It happens in my town too. I'm in a small town of about 20,000 people, with occasional crimes but not a particularly high-crime area. My black friends and students report being stopped by police uncomfortably often. It's happened often enough that we're trying to take steps in the town, and in the university that's located in the town, to try to remedy this apparent bias.
I believe that the police in our town really are trying to do the right thing to keep the town safe. But unconscious prejudices can run deep, and can be hard to see in one's self.
One of the things that isn't happening--but should--in small situations like yours is the loss of "community policing."
A few years ago, my daughter was reporting for the local NPR station in Bloomington IL. They were in the process of hiring a new chief of police and she interviewed the candidates.
One of the candidates was a highly decorated veteran of big city, rought-area policing. He had been in town a few weeks actually walking the streets to get to get "ground truth" of what the job entailed.
Bloomington bordered by another town (Normal IL), and between the two I think the population is about a 100,000. There is no "ghetto" per se, but the west side is distinctly lower income. The population there is racially mixed--it's not predominantly black, but a majority of the black residents of Bloomington live on the west side. That's also where the recent influx of Latino residents come to reside.
Bloomington has in the last ten years been attracting the attention of gangs (it's a stopover on the Interstate between St Louis and Chicago), but they haven't taken serious hold there yet. Bloomington thus doesn't really have
bad areas, just areas where you need to be more careful.
The real policing task is light enough that I've seen them call in two cars for someone stopped on a bicycle.
So this police officer had done a personal study of the city and was discussing it with my daughter.
He pointed out that a fault of the police force was that they had--like most other forces--given up "community policing"--and unnecessarily so, given the small community. He pointed out that in any community there are stable residents--people with families, people who are there for life--and those people want to live in safety. He said there was no reason why Bloomington police should not know those people by name, no reason they shouldn't make a practice of stopping and talking to people, making personal connections.
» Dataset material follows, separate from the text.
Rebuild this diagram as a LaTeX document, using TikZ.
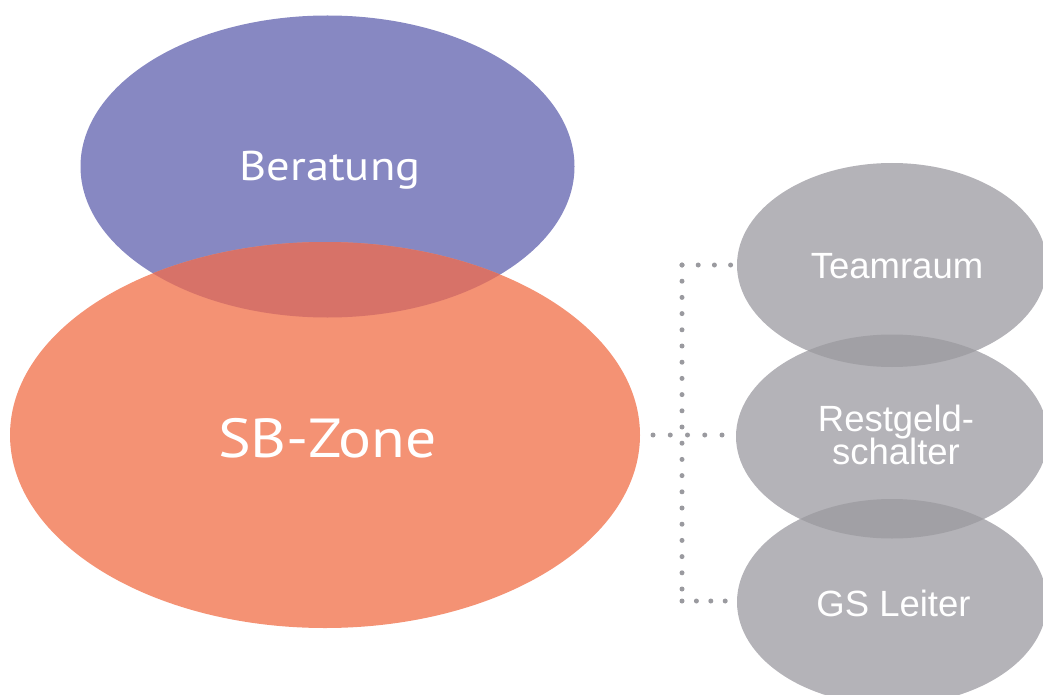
\documentclass[tikz,border=0pt]{standalone}
\usepackage{fontspec}
\setmainfont{PT Sans}[FakeStretch=1.12]
\newfontfamily\helv{Liberation Sans}
\usetikzlibrary{shapes.geometric}

\definecolor{berblue}{HTML}{8788C2}
\definecolor{sborange}{HTML}{F49274}
\definecolor{mixred}{HTML}{D77268}
\definecolor{zonegray}{HTML}{B4B3B8}
\definecolor{zonegraydark}{HTML}{A1A0A5}
\definecolor{dotgray}{HTML}{9A9A9F}

\tikzset{
  zone/.style={ellipse, inner sep=0pt, outer sep=0pt},
  bigtext/.style={text=white, inner sep=0pt, text depth=0pt},
  sidetext/.style={text=white, inner sep=0pt,
    font=\helv\fontsize{36.5}{33}\selectfont},
  dots/.style={dotgray, line width=5pt, line cap=round, dash pattern=on 0pt off #1},
}

\begin{document}
% keep the fixed baseline distance in two-line labels
\lineskiplimit=-60pt
\begin{tikzpicture}[x=1pt,y=-1pt]
  \useasboundingbox (0,0) rectangle (1043,695);

  % main zones
  \node[zone, fill=berblue, minimum width=494pt, minimum height=302pt] (ber) at (327.5,166.5) {};
  \node[zone, fill=sborange, minimum width=630pt, minimum height=386pt] (sb) at (325,435) {};
  \begin{scope}
    \clip (ber.center) ellipse [x radius=247pt, y radius=151pt];
    \fill[mixred] (sb.center) ellipse [x radius=315pt, y radius=193pt];
  \end{scope}

  % side zones
  \node[zone, fill=zonegray, minimum width=310pt, minimum height=204pt] (team) at (892,265) {};
  \node[zone, fill=zonegray, minimum width=312pt, minimum height=204pt] (rest) at (892,436.5) {};
  \node[zone, fill=zonegray, minimum width=310pt, minimum height=206pt] (gs) at (892,602) {};
  \begin{scope}
    \clip (team.center) ellipse [x radius=155pt, y radius=102pt];
    \fill[zonegraydark] (rest.center) ellipse [x radius=156pt, y radius=102pt];
  \end{scope}
  \begin{scope}
    \clip (rest.center) ellipse [x radius=156pt, y radius=102pt];
    \fill[zonegraydark] (gs.center) ellipse [x radius=155pt, y radius=103pt];
  \end{scope}

  % labels
  \node[bigtext, font=\fontsize{41.5}{48}\selectfont, text height=29pt, xshift=2.5pt]
    (berlabel) at (ber.center) {Beratung};
  \node[bigtext, font=\fontsize{55}{62}\selectfont, text height=38.5pt, xshift=2.5pt, yshift=-3.5pt]
    (sblabel) at (sb.center) {SB-Zone};
  \node[sidetext, text height=26pt, text depth=0pt, xshift=5pt, yshift=-0.8pt]
    (teamlabel) at (team.center) {Teamraum};
  \node[sidetext, align=center, xshift=4pt, yshift=1.7pt]
    (restlabel) at (rest.center) {Restgeld-\\schalter};
  \node[sidetext, text height=26pt, text depth=0pt, xshift=1.5pt, yshift=-1pt]
    (gslabel) at (gs.center) {GS Leiter};

  % dotted connectors
  \coordinate (c1) at (682,265);
  \coordinate (c2) at (682,601);
  \draw[dots=16.2pt] (c1) -- (c2);
  \draw[dots=16.2pt, shorten >=6pt] (c1) -- (c1 -| team.west);
  \draw[dots=14.4pt, shorten >=10pt] (c2) -- (c2 -| gs.west);
  \draw[dots=17.25pt, shorten <=13pt, shorten >=13pt] (sb.east) -- (sb.east -| rest.west);
\end{tikzpicture}
\end{document}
He said there should be an understanding of the difference between "keeping the peace" and "enforcing the law," and let the stable residents understand that the police were just as interested in "keeping the peace" as they are, and want to be their partners in "keeping the peace."
He said that would mean, for instance, that when police officers respond to a trouble call from a stable resident--someone they've established a relationship with--they won't be looking around that person's house to find something to arrest the person who called them, but dealing with the problem they were called for (although that doesn't mean they wouldn't give an unofficial warning).
And if they get a tip of someone they're looking for at a certain address, they'd know that was a particular old lady's house and the guy was her grandson...maybe they don't need to do a no-knock with the SWAT team.
In his experience, that kind of policing would result in the effects they all really wanted. Residents would be much more likely to drop a tip like, "You know that burglary last week? Well, there are some knuckleheads from Chicago that have been hanging our at the Chicken Shack. You might want to check them out."